Archeological feature
An immovable structure or layer, pit, or post in the ground having archeological significance.
Excavation
The exposure, recording, and recovery of buried material remains
Stratigraphy
Layers of sediment, debris, rock that accumulate as the results of natural processes or human activity. Older layers on the bottom
Archeological Field Survey
The method by which archeologists collect information about the location, distribution and organization of past human cultures across a large area.

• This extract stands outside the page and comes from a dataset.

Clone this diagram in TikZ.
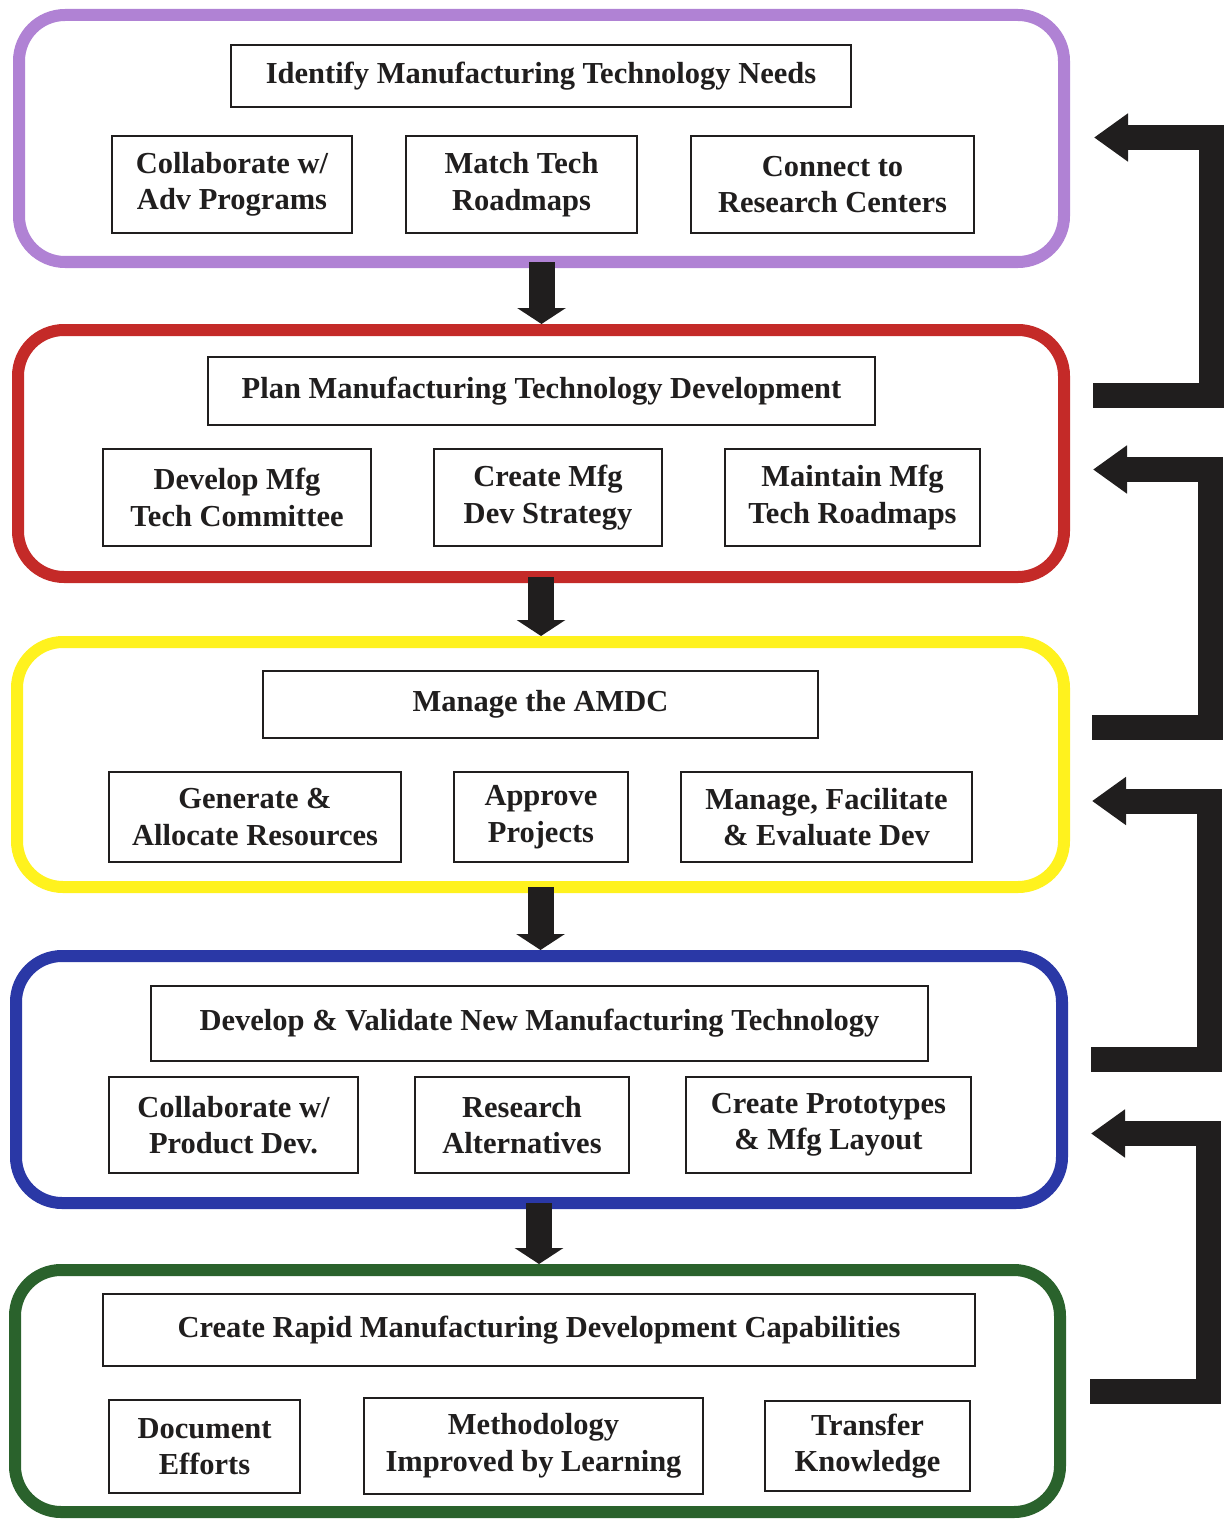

Field walking: Walk transects (samples of land) to pick up artifacts.
Remote sensing
To find and delineate subsurface archeological features or objects without making physical contact with them
-Thermal imaging, satellite imagery, light detection with lasers (LiDAR), magnetometry(ground penetrating radar)
Can be aerial photography to find crop marks.
Paleolithic
The old stone age, the period of human history from c, 2,6 million years ago (first stone tools) until the domestication of plants and animals c, 12,000/10000 years ago.